### INSTRUCTIONS TO FOLLOW
Within the entries below, please return exactly the lines from the one with "Give me the Plotly.js source for this chart." through the one with "const yTicks = [0,50,100,150,200,250,300];", leaving out any pictures.

-------- EXTRACTED RECORDS --------

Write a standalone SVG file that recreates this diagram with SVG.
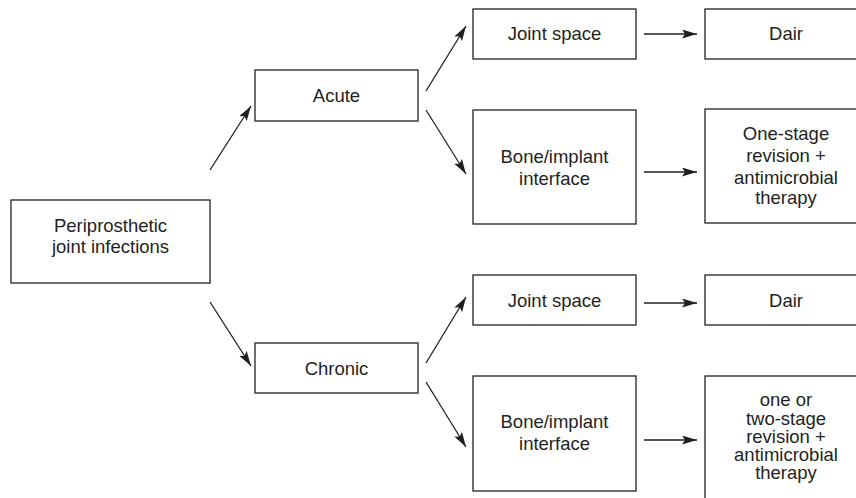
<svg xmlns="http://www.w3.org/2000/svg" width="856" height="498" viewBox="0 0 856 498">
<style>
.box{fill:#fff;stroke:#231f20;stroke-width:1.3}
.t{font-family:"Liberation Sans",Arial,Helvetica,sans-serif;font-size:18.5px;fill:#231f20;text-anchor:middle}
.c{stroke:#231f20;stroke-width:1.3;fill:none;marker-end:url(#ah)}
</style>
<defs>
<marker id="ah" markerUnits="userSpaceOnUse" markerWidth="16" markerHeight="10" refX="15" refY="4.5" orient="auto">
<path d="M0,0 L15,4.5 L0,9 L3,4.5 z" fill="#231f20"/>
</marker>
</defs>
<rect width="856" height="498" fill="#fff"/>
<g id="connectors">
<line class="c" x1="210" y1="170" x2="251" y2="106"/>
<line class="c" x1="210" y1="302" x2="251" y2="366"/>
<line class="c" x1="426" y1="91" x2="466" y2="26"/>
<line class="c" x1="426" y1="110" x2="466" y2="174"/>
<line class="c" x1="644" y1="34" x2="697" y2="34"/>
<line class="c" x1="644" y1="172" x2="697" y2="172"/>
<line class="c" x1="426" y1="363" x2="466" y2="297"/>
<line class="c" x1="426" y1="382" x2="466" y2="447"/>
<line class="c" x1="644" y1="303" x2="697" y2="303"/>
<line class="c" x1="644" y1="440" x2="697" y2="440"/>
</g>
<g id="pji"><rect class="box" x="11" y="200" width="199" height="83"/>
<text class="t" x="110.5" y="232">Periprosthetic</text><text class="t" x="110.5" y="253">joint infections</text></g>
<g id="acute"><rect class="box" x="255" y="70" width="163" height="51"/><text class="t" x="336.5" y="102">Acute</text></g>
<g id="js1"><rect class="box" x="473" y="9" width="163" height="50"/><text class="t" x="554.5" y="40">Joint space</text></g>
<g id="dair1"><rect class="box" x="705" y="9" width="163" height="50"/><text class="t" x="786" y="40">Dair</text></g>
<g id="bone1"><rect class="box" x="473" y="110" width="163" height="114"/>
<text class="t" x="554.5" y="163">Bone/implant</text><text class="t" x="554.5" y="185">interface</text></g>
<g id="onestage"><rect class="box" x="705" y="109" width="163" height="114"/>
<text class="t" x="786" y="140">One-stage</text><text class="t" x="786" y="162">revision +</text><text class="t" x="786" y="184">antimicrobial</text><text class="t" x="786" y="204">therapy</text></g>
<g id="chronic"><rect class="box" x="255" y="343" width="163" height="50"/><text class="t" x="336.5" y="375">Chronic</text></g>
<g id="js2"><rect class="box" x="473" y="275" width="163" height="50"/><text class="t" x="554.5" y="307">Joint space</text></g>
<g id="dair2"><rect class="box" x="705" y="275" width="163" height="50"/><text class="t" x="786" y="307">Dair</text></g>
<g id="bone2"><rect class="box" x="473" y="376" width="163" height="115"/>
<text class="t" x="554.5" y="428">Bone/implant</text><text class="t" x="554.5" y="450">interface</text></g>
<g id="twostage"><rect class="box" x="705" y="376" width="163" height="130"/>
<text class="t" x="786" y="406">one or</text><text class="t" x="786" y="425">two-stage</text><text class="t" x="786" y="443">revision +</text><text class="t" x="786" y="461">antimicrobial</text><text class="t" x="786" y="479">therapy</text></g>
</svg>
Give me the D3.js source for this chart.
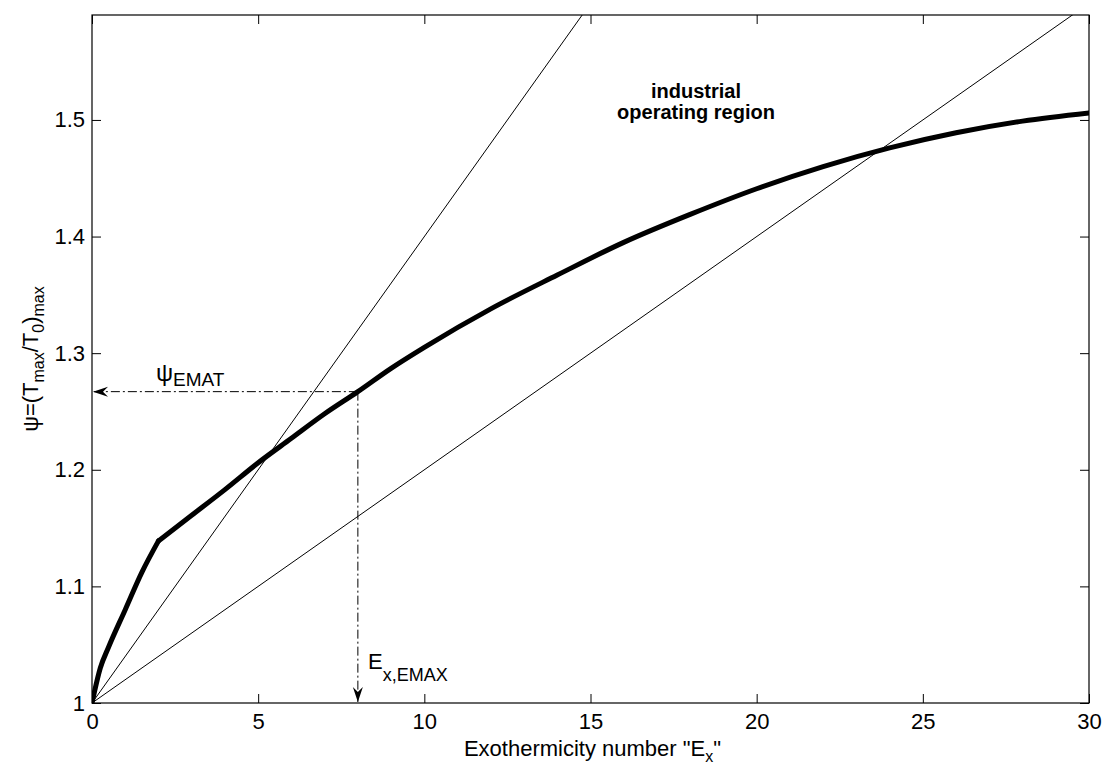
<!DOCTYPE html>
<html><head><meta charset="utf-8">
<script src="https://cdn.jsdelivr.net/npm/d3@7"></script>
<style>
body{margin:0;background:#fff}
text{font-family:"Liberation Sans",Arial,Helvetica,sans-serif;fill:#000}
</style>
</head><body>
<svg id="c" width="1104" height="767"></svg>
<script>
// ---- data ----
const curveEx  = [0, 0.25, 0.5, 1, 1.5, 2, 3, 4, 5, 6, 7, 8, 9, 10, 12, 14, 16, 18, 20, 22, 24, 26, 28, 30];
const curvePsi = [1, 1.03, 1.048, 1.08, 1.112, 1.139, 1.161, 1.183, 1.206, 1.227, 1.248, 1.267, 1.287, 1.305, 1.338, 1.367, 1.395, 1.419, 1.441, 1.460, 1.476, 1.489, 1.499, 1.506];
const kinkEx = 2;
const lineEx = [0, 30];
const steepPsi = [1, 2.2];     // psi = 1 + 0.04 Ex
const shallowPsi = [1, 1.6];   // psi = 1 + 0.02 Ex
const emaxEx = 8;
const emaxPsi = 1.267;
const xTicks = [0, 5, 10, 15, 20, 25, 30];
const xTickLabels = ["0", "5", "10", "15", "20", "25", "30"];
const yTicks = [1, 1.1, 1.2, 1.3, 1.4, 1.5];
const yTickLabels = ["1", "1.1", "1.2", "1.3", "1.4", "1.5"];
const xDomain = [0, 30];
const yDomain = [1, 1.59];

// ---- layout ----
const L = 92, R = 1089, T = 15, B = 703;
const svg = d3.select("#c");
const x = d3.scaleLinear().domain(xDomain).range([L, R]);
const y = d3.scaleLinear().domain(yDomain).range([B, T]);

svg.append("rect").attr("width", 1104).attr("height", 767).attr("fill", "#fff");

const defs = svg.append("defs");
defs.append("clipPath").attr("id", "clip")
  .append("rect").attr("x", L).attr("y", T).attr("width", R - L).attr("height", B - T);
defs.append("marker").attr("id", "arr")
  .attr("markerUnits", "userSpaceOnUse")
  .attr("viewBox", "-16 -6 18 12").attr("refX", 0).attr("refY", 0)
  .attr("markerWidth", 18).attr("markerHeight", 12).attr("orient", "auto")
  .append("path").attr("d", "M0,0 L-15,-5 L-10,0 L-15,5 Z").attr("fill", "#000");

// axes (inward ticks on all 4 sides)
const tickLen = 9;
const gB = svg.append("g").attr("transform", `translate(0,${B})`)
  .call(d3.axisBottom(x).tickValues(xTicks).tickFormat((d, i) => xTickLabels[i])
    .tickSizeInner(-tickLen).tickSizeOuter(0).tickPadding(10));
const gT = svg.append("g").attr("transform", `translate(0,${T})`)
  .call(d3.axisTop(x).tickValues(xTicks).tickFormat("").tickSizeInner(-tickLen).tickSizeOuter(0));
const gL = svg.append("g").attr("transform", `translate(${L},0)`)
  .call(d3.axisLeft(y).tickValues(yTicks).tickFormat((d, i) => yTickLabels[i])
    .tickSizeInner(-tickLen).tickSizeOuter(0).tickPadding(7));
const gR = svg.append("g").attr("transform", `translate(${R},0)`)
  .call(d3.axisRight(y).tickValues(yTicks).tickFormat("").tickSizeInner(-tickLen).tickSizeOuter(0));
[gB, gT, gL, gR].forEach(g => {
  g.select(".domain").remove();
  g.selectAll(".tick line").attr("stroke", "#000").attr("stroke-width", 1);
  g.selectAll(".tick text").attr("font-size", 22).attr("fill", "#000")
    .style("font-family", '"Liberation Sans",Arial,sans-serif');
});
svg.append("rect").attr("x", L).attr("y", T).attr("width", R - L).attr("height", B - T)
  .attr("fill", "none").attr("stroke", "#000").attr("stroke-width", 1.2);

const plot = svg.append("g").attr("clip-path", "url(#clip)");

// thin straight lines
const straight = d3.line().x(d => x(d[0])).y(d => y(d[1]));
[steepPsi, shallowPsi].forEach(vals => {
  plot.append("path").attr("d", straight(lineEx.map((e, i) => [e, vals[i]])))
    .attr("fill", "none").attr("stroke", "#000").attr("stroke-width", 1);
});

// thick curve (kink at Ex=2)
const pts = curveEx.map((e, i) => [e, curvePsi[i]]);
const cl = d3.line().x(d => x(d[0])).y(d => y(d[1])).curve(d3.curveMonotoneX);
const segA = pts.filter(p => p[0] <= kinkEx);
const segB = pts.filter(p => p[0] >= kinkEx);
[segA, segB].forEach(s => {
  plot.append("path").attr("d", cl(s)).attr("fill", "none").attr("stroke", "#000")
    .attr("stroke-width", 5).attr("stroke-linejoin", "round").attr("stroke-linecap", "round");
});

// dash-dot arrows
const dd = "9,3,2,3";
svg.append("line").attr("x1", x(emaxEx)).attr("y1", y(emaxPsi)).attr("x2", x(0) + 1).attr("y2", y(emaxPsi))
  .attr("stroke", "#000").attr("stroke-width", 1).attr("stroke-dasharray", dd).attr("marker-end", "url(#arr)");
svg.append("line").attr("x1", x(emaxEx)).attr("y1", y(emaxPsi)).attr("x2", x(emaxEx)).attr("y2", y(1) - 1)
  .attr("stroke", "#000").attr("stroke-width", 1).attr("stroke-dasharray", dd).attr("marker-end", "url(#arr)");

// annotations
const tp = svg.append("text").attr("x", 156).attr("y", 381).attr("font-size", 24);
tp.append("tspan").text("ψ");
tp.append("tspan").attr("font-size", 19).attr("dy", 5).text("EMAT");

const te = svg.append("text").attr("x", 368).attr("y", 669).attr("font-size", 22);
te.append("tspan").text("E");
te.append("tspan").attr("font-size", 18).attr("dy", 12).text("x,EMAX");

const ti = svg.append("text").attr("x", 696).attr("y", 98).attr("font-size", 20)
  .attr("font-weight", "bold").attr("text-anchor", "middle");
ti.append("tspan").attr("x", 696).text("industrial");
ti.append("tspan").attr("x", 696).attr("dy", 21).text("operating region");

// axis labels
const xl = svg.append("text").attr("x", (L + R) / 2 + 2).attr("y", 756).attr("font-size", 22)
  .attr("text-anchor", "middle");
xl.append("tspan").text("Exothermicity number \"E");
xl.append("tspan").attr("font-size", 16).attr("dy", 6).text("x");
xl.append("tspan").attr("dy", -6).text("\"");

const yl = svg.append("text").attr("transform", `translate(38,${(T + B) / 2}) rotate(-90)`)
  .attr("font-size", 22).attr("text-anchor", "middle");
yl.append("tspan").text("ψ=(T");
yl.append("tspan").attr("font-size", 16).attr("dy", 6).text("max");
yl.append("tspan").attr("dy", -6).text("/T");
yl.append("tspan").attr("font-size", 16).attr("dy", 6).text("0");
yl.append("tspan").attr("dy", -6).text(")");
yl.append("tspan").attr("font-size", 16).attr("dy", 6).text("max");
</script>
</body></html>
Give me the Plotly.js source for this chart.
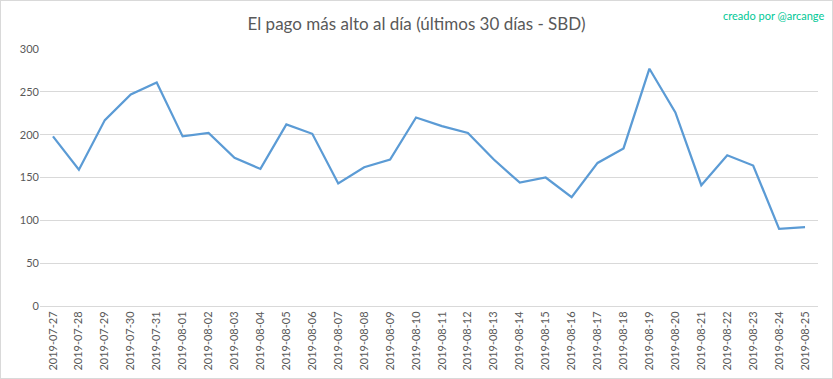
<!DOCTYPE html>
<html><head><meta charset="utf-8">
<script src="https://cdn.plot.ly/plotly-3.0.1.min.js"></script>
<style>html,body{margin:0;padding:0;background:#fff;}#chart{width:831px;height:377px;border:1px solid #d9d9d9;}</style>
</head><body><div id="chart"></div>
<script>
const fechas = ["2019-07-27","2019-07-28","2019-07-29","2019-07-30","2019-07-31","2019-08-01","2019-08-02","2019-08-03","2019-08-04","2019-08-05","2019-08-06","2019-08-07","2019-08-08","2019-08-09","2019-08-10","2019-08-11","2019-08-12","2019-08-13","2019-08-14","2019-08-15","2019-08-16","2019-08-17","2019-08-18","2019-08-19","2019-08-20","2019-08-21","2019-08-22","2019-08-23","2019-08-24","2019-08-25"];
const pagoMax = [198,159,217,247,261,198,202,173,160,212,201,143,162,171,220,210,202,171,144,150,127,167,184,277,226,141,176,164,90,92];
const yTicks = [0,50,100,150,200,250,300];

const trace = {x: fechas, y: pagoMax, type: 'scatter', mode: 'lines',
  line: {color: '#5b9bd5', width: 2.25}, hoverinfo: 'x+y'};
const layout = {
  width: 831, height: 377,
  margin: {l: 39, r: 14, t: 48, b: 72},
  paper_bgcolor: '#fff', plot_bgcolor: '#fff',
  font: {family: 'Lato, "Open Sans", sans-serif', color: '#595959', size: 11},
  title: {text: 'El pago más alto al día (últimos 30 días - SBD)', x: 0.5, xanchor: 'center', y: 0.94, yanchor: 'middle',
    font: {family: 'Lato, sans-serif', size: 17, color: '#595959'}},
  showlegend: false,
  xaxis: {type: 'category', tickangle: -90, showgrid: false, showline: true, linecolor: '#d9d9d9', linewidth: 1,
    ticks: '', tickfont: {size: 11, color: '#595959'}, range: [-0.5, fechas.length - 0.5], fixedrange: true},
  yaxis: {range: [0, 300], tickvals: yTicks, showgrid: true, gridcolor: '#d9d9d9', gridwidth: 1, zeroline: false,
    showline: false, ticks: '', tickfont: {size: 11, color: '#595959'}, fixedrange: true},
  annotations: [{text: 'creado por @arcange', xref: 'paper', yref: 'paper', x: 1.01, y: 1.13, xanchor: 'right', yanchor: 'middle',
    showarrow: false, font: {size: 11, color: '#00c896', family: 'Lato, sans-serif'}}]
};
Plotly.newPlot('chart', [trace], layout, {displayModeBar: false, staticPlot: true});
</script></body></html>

--------

### WORKED ANSWER
Give me the Plotly.js source for this chart.
<!DOCTYPE html>
<html><head><meta charset="utf-8">
<script src="https://cdn.plot.ly/plotly-3.0.1.min.js"></script>
<style>html,body{margin:0;padding:0;background:#fff;}#chart{width:831px;height:377px;border:1px solid #d9d9d9;}</style>
</head><body><div id="chart"></div>
<script>
const fechas = ["2019-07-27","2019-07-28","2019-07-29","2019-07-30","2019-07-31","2019-08-01","2019-08-02","2019-08-03","2019-08-04","2019-08-05","2019-08-06","2019-08-07","2019-08-08","2019-08-09","2019-08-10","2019-08-11","2019-08-12","2019-08-13","2019-08-14","2019-08-15","2019-08-16","2019-08-17","2019-08-18","2019-08-19","2019-08-20","2019-08-21","2019-08-22","2019-08-23","2019-08-24","2019-08-25"];
const pagoMax = [198,159,217,247,261,198,202,173,160,212,201,143,162,171,220,210,202,171,144,150,127,167,184,277,226,141,176,164,90,92];
const yTicks = [0,50,100,150,200,250,300];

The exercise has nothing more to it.